What it was: A “network entertainment center,” based on the promising but ill-fated BeOS platform, with a keyboard, mouse, portrait-shaped display, dial-up connection, and built-in applications. Oh, and a name that reminded me of Cruella de Vil.
Announced: January 2001. After several delays, it shipped on June 14, 2001.
What they said when it was new: “Sony’s e Villa unit eliminates the common hassles of connecting to the Internet, like having to boot up and dial in just to see if there’s new email, or trying to manage multi-media plug-ins.”—Mark Viken, president of Sony Electronics’ Personal Network Solutions Company
Died: August 30th, 2001.
What they said when they killed it: The product did not meet our expectations…It did not operate as planned.”

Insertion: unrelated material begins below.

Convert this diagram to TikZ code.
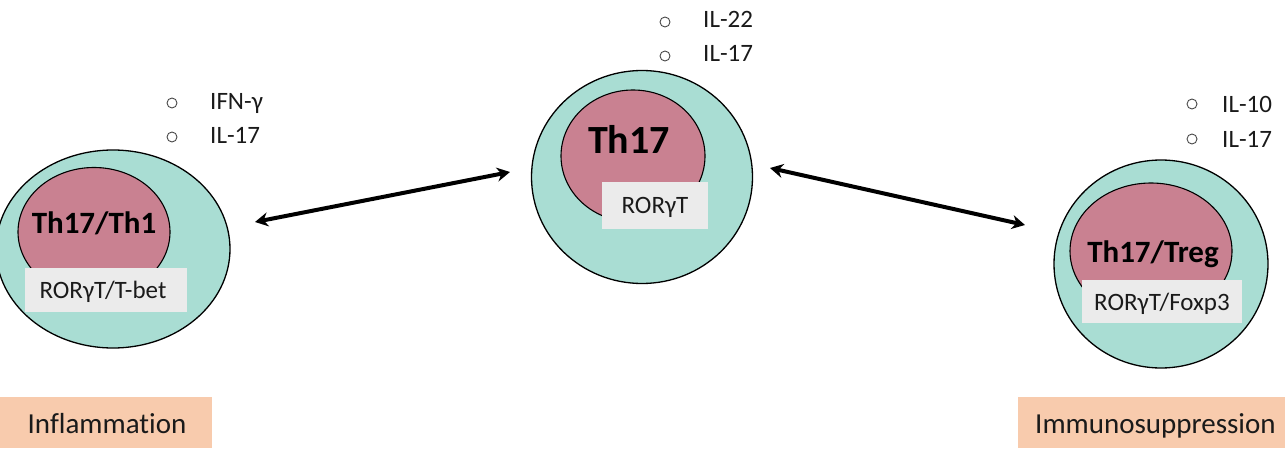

Why it really failed: By the time that eVilla and much-hyped competitors such as Audrey (see next item!) actually shipped, it was pretty clear that the consumers of the era didn’t want appliances. They wanted cheap Windows PCs. Sony said that one plausible reason for it losing interest—after eVilla’s release, BeOS was bought by Palm, a division of Audrey maker 3Com—was not a factor.
Was it a tragedy it bit the big one? Doesn’t seem to have been one, although BeOS was a nice piece of software and it would have been cool if it had found success on something.
The aftermath: Sony did the right thing and gave eVilla buyers a refund for the price of the device and its Internet service.